映画「1秒先の彼」より(c)2023『1秒先の彼』製作委員会

「1秒先の彼」は、台湾映画「1秒先の彼女」(2020年)のリメイク作品だ。

「1秒先の彼女」については、過去に本コラムでも紹介しているが、台湾映画の異才であるチュン・ユーシュン監督が手がけ、数々の賞にも輝いた彼の代表作。今回の日本版である「1秒先の彼」の山下敦弘監督の言葉を借りれば、以下のような作品となる。

「“時間にまつわるファンタジーラブロマンス”と書いてしまえば簡単に聞こえますが、映画全体にユーシュン監督のエッセンスというか“魔法”みたいなものがふりかけられていて、いったいどうやってリメイクすればいいのか、まったくわからなくなってしまいました」

その「魔法」を解くために、山下監督が助力を求めた「救世主」が、これまた日本を代表する異才の脚本家、宮藤官九郎だったという。以下はリメイクにあたっての宮藤の言葉だ。

「既存の作品のリメイクは初めての経験でした。オリジナルのファニーで可愛らしい印象は残しつつ、せっかく山下監督が撮るのだからと欲張って、人生の苦しみ、もどかしさ、おかしみなどのエッセンスを盛り込み、我ながらいい塩梅に変換できたと思います」

タイトルからもわかるとおり、日本版では「彼女」が「彼」に入れ替わっている。この男性と女性を入れ替えるという提案を受けて、宮藤もリメイクへの確信を得たという。

主人公の郵便局員の「彼」を演ずるのは岡田将生(c)2023『1秒先の彼』製作委員会

「台湾版のキャスティングが完璧すぎたので、当たり前になぞっても新しいものは生まれないし、忠実なリメイクをつくってもしょうがないし。男女反転という強引な改変で一気に世界が開けた気がします」

この宮藤の言葉どおり、「1秒先の彼」は、台湾版の緊密に組み立てられた物語を生かしながらも、随所に独自の味わいを忍ばせる卓越したリメイク作品となっている。

宮藤官九郎らしい心震わすエピソード

ハジメ(岡田将生)は、高校を卒業してから12年間、京都市内にある郵便局に勤めていた。

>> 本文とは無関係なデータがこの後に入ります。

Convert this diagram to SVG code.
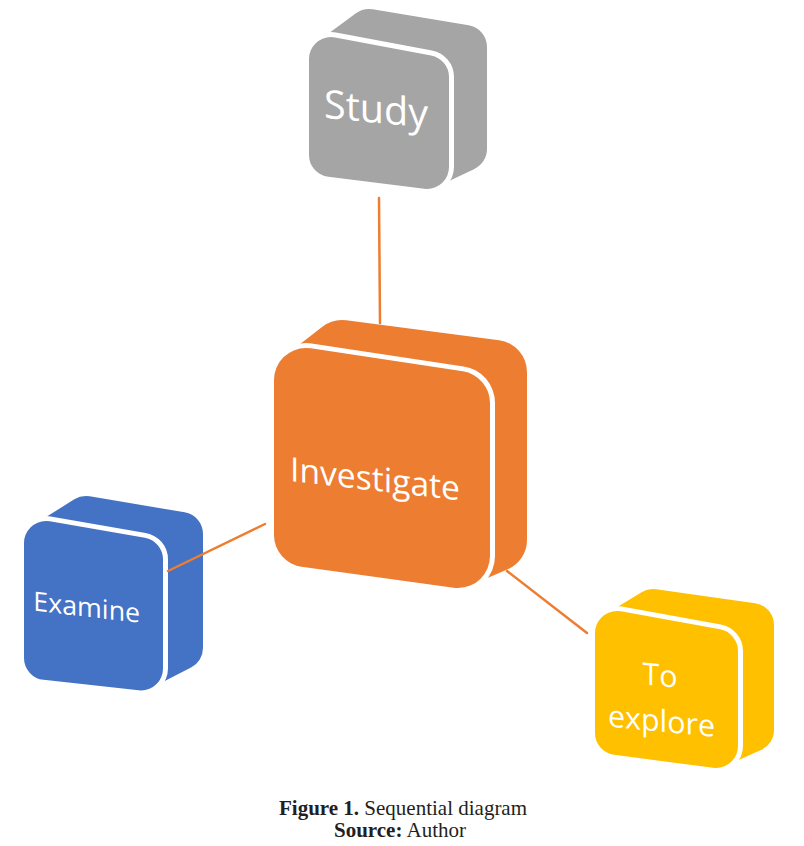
<svg xmlns="http://www.w3.org/2000/svg" width="804" height="846" viewBox="0 0 804 846">
<style>
.sh { stroke-linejoin: round; }
.gap { fill: #ffffff; stroke: #ffffff; stroke-linejoin: round; }
.gray { fill: #a5a5a5; stroke: #a5a5a5; }
.orange { fill: #ed7d31; stroke: #ed7d31; }
.blue { fill: #4472c4; stroke: #4472c4; }
.gold { fill: #ffc000; stroke: #ffc000; }
.lbl { font-family: "Open Sans", "Noto Sans", sans-serif; fill: #ffffff; text-anchor: middle; }
.conn { stroke: #ed7d31; stroke-width: 2.5; fill: none; stroke-linecap: round; }
.cap { font-family: "Liberation Serif", "Times New Roman", serif; font-size: 21px; fill: #231f20; text-anchor: middle; }
</style>
<rect width="804" height="846" fill="#ffffff"/>

<g id="node-study">
  <polygon class="sh gray" stroke-width="44" points="331,59 369,31 465,47 465,149 427,167 331,155"/>
  <polygon class="gap" stroke-width="54" points="331,59 427,77 427,167 331,155"/>
  <polygon class="sh gray" stroke-width="44" points="331,59 427,77 427,167 331,155"/>
  <text class="lbl" font-size="39.5" transform="translate(376,122.7) skewY(5.5)">Study</text>
</g>

<g id="node-investigate">
  <polygon class="sh orange" stroke-width="64" points="306,380 342,352 495,372 495,540 458,556 306,535"/>
  <polygon class="gap" stroke-width="74" points="306,380 458,403 458,556 306,535"/>
  <polygon class="sh orange" stroke-width="64" points="306,380 458,403 458,556 306,535"/>
  <text class="lbl" font-size="33.6" transform="translate(375,490.7) skewY(6.5)">Investigate</text>
</g>

<g id="node-examine">
  <polygon class="sh blue" stroke-width="44" points="46,543 86,518 181,534 181,648 141,668.5 46,658"/>
  <polygon class="gap" stroke-width="54" points="46,543 141,559.5 141,668.5 46,658"/>
  <polygon class="sh blue" stroke-width="44" points="46,543 141,559.5 141,668.5 46,658"/>
  <text class="lbl" font-size="26.8" transform="translate(86.7,616.7) skewY(6.5)">Examine</text>
</g>

<g id="node-explore">
  <polygon class="sh gold" stroke-width="44" points="617,633 653,611 752,625 752,730 716,746 617,733"/>
  <polygon class="gap" stroke-width="54" points="617,633 716,651 716,746 617,733"/>
  <polygon class="sh gold" stroke-width="44" points="617,633 716,651 716,746 617,733"/>
  <text class="lbl" font-size="30.4" transform="translate(660,686) skewY(5.5)">To</text>
  <text class="lbl" font-size="30.4" transform="translate(661.5,731.7) skewY(5.5)">explore</text>
</g>

<g id="connectors">
  <line class="conn" x1="379" y1="198" x2="380" y2="323"/>
  <line class="conn" x1="168" y1="571" x2="265" y2="524"/>
  <line class="conn" x1="507" y1="571" x2="587" y2="633"/>
</g>

<g id="caption">
  <text class="cap" x="403" y="815"><tspan font-weight="bold">Figure 1.</tspan> Sequential diagram</text>
  <text class="cap" x="400" y="837"><tspan font-weight="bold">Source:</tspan> Author</text>
</g>
</svg>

地元で生まれた彼は、何をするにも人より「1秒」早い。50メートル走ではフライングしてしまい、笑うタイミングも人よりも早く、記念写真ではことごとく目を閉じてしまっていた。

いまは窓口業務を担当しているが、かつては配達員もしており、そのときに付けられた渾名が「ワイルド・スピード」。信号無視とスピード違反を繰り返して免許停止となってしまい、現在の職務へと配転されている。

主人公のハジメは鴨川の河川敷で路上ライブをしていた桜子(福室莉音)と知り合うが……(c)2023『1秒先の彼』製作委員会

作品には、このようなオリジナルのエピソードが随所に盛り込まれ、脚本家である宮藤が生み出す絶妙なユーモアに溢れている。

ある日、ハジメは鴨川の河川敷で路上ライブをしていた桜子(福室莉音)と知り合い、彼女と日曜日の花火大会へ出かける約束をする。当日の朝、いつものように7時少し前に目覚ましが鳴り、勝負服のシャツに着替えて、バスに乗り込むのだが……。